* WHAT IS ASKED
Listed below are entries; give the number of lines among them that include "this", and only that number.
________
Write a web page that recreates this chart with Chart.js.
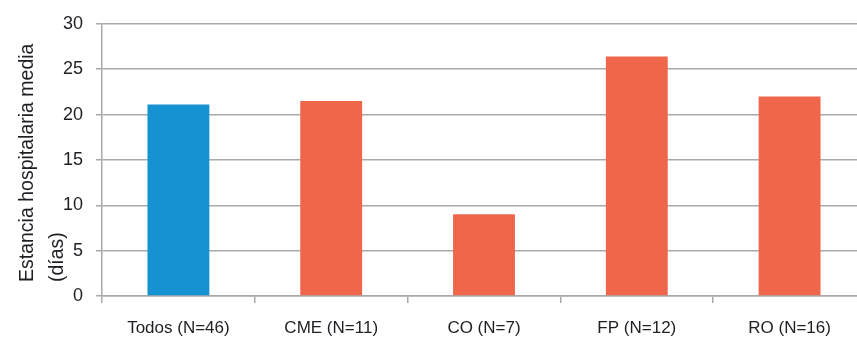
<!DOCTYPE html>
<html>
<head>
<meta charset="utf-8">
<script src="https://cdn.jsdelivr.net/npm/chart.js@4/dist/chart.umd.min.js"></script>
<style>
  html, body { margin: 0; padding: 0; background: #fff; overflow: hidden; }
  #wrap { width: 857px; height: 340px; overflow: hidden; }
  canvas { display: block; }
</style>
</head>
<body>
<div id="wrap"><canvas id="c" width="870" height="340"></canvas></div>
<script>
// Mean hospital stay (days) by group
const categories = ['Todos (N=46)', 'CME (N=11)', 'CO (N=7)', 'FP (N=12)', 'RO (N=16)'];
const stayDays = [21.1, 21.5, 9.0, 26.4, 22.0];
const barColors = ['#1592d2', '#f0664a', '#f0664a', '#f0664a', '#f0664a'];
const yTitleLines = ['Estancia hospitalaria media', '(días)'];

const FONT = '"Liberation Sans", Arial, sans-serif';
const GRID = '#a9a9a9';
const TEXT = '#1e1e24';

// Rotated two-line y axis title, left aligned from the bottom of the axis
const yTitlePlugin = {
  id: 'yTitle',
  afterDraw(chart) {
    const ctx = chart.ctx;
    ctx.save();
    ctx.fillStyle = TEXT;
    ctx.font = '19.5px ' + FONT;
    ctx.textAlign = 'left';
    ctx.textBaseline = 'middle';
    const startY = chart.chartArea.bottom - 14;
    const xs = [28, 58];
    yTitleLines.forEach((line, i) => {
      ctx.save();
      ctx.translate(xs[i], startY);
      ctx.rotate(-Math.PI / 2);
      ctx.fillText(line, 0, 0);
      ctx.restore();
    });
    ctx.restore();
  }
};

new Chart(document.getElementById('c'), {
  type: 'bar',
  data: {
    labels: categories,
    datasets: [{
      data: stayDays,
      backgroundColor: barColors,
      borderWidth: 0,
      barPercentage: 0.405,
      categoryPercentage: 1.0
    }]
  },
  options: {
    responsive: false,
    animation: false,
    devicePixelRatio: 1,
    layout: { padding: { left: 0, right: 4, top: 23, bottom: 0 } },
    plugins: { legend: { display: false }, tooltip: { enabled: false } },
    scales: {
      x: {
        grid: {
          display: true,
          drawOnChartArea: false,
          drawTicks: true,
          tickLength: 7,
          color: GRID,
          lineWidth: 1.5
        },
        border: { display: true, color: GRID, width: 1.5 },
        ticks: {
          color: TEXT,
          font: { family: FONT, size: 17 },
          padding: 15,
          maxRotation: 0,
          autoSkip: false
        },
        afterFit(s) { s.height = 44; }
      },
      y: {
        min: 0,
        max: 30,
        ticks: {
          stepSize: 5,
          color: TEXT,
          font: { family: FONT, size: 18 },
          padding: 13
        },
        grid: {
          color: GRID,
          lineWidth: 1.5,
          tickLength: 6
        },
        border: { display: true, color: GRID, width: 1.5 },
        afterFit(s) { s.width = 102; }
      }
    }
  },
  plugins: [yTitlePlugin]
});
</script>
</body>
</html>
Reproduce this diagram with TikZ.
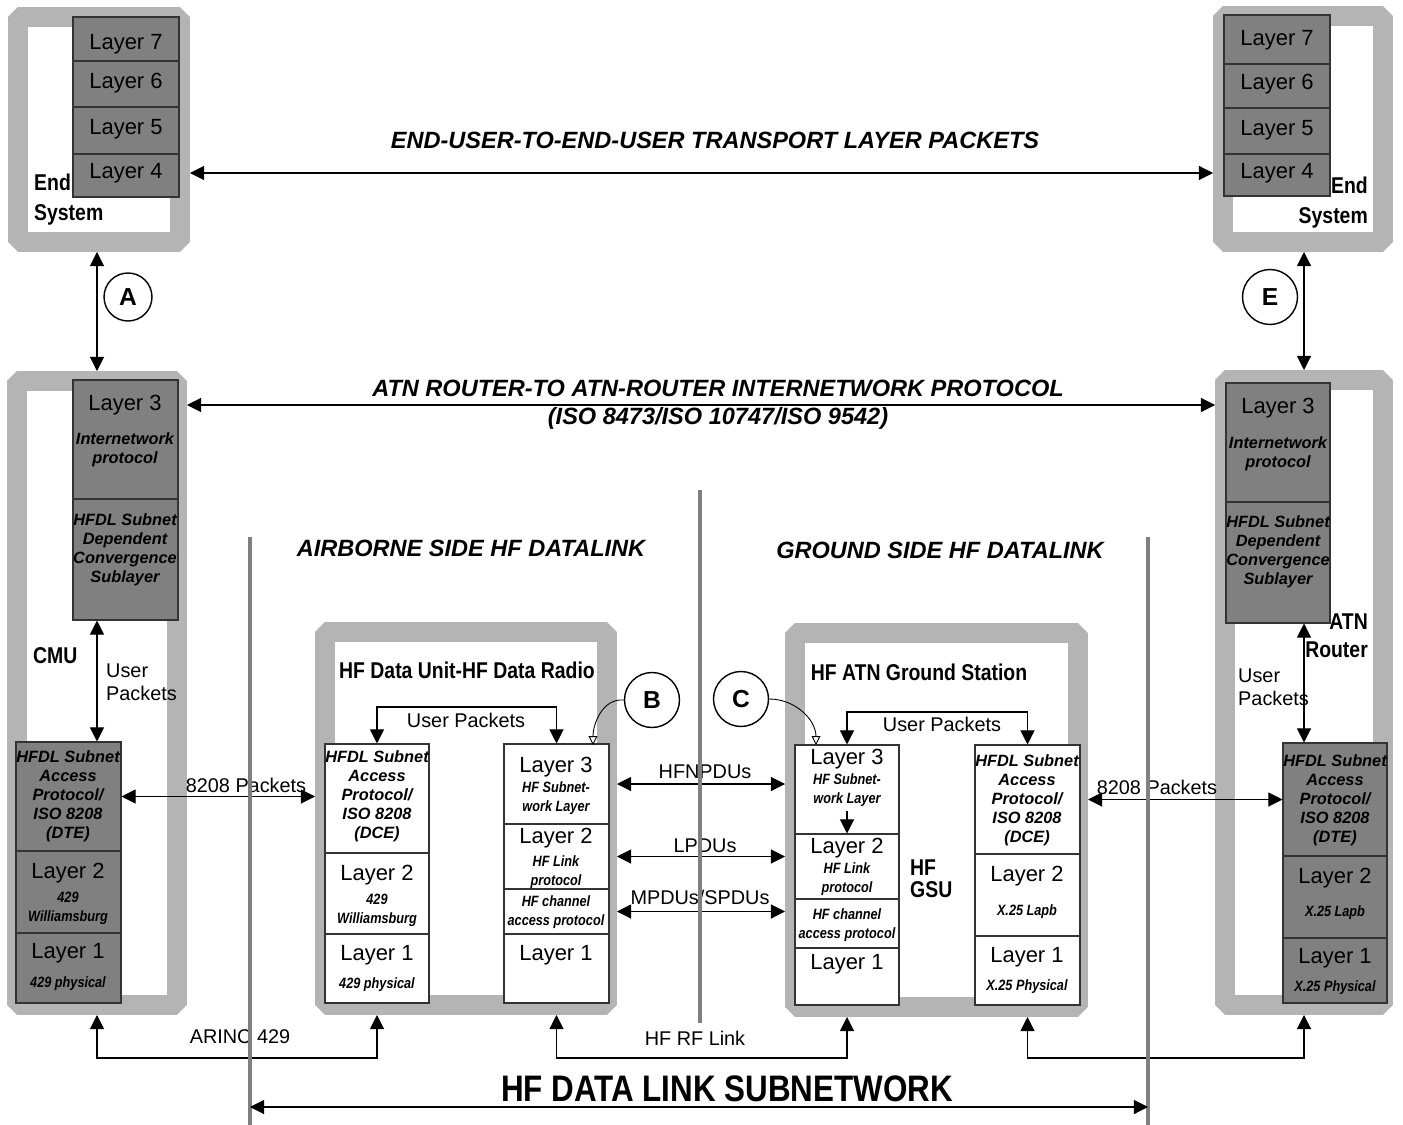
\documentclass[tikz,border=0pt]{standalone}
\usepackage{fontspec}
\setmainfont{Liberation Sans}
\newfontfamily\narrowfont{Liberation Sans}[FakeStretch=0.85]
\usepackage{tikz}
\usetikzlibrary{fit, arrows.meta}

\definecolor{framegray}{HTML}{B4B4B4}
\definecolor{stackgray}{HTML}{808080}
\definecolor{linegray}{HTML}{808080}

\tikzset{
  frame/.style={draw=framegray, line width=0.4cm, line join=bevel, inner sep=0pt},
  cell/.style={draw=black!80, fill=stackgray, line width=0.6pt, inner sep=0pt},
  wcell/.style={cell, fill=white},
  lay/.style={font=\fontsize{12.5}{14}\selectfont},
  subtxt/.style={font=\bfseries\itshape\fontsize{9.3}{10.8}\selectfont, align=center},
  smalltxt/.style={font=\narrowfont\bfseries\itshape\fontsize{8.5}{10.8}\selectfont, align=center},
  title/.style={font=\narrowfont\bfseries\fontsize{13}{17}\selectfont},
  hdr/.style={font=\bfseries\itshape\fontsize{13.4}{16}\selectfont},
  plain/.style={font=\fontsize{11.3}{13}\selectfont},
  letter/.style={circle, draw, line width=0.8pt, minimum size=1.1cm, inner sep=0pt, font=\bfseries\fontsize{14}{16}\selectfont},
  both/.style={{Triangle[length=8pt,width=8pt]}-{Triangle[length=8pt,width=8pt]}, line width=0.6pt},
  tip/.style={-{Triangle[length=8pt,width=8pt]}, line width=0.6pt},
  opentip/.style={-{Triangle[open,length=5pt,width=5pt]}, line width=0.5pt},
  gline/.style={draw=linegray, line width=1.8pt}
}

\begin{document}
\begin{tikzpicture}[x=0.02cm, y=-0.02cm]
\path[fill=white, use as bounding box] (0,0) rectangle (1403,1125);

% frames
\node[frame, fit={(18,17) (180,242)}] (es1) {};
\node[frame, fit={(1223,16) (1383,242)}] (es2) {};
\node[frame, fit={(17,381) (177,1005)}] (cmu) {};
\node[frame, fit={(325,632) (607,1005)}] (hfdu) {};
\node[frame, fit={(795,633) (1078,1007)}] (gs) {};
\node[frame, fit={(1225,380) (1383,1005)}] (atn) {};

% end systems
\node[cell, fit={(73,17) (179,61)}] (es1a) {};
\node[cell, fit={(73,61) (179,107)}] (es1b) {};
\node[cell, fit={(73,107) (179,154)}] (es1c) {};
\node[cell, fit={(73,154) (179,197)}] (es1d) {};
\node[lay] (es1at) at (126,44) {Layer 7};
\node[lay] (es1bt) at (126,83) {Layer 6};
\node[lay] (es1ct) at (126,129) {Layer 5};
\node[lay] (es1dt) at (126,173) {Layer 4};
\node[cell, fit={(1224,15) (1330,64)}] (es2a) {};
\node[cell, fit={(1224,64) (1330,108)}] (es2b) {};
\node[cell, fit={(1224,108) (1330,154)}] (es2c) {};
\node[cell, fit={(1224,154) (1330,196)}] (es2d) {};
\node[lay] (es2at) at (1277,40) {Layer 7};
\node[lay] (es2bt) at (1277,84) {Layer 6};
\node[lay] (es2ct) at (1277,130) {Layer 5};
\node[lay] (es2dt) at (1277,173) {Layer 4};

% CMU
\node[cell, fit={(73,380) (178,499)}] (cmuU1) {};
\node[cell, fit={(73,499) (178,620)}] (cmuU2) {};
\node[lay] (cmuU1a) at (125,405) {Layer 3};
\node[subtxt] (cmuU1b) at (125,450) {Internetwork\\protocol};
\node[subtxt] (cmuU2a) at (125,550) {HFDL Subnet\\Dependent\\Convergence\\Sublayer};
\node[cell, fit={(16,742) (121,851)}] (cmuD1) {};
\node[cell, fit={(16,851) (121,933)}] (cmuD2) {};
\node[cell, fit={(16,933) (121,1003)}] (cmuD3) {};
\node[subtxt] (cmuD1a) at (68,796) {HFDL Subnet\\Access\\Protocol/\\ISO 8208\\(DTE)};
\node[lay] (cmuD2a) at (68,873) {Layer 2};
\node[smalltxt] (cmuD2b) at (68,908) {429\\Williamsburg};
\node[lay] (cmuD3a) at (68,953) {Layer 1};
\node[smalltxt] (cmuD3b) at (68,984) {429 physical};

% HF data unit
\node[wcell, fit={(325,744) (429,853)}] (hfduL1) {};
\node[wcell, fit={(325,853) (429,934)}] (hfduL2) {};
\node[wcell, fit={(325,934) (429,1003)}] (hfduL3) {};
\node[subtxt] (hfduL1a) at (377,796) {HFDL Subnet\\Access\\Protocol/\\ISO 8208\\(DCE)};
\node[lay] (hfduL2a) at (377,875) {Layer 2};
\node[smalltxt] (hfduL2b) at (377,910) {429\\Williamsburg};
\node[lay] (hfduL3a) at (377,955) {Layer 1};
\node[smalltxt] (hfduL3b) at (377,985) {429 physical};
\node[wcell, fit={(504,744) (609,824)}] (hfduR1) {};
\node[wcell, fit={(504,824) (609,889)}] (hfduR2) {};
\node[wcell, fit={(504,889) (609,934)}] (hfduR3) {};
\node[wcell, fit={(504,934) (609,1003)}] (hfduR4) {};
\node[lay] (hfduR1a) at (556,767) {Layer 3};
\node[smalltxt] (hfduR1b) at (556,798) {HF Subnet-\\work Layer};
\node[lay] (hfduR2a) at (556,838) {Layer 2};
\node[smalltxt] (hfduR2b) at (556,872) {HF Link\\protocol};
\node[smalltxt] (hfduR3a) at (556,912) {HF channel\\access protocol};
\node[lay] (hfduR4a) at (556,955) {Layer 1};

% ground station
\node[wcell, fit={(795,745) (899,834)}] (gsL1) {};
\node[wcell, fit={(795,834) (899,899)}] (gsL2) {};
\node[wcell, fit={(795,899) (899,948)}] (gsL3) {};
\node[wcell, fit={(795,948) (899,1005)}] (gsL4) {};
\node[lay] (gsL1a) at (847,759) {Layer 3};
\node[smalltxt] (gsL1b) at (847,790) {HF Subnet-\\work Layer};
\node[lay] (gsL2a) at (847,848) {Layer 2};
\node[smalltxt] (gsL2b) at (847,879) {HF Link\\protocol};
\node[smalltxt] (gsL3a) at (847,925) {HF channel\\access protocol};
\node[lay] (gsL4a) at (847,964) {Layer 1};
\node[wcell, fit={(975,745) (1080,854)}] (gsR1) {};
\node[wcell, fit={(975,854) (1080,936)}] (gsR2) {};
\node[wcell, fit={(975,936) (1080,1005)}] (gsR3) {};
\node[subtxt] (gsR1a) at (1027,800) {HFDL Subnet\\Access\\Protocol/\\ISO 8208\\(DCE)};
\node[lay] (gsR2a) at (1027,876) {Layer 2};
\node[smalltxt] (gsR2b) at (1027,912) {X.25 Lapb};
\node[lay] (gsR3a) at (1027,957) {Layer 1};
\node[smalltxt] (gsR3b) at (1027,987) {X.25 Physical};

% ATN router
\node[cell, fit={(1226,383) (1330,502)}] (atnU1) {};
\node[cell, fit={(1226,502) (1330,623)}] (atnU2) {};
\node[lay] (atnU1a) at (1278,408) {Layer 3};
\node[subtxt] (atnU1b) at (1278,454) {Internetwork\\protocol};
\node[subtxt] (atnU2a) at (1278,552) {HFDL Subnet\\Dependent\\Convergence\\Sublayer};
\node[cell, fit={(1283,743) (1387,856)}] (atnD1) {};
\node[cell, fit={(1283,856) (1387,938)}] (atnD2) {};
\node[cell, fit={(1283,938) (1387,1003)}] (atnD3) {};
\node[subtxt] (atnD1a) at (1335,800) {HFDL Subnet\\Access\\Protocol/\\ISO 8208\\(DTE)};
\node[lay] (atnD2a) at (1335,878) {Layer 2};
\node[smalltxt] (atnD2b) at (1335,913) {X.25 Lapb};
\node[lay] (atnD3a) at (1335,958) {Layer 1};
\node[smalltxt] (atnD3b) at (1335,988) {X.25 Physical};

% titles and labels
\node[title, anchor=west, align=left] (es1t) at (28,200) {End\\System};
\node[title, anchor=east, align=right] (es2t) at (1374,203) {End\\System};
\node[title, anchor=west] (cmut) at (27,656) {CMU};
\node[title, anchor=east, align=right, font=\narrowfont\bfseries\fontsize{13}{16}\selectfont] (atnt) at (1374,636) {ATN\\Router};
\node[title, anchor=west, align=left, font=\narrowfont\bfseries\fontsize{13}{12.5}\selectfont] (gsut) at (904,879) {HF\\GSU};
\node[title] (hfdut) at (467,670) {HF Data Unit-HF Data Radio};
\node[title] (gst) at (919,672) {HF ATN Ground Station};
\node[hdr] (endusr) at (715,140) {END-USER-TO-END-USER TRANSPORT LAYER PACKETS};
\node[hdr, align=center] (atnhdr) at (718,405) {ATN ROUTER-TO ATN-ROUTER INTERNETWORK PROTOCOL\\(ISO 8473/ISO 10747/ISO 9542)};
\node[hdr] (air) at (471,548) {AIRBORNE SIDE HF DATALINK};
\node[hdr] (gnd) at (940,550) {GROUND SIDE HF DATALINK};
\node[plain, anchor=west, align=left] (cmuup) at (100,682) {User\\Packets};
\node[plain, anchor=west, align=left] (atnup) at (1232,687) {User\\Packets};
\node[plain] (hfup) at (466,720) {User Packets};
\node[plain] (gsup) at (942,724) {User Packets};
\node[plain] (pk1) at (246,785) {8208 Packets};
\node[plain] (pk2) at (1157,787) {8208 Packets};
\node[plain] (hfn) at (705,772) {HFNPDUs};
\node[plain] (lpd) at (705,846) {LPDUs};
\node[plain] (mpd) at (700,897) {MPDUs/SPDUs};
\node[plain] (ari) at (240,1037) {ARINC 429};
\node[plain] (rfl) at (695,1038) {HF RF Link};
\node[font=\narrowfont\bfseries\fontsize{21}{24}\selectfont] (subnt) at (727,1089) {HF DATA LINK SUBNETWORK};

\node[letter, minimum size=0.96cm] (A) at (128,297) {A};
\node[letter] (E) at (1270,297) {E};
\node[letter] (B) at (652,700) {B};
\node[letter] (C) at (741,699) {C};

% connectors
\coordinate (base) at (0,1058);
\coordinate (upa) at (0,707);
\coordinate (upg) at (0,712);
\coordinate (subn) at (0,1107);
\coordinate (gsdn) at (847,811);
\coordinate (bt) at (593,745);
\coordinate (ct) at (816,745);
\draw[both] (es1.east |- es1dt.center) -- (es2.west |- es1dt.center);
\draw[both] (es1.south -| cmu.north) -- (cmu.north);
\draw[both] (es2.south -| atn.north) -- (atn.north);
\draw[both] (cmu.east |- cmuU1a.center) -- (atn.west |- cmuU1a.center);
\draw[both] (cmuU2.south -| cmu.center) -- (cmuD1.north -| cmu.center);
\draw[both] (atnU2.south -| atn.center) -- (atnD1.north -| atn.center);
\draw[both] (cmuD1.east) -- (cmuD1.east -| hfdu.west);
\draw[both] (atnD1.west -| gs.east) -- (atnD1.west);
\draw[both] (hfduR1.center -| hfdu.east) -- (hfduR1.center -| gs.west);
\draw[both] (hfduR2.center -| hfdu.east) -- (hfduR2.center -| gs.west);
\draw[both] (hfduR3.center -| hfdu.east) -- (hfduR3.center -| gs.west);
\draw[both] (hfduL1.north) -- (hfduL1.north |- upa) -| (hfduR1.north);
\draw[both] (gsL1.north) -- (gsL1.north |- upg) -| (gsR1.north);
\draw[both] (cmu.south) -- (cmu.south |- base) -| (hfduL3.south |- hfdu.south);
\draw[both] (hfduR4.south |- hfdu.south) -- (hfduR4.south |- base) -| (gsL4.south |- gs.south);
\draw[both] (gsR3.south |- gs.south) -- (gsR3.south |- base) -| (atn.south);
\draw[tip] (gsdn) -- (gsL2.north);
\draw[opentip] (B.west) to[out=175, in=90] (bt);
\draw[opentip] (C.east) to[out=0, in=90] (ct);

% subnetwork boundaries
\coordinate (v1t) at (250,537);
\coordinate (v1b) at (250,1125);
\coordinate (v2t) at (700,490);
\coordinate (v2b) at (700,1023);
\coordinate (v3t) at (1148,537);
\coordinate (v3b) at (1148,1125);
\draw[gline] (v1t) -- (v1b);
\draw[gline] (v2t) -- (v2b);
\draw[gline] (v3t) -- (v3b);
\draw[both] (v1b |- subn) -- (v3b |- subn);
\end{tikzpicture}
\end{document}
________
* ANSWER FOR THE TASK
2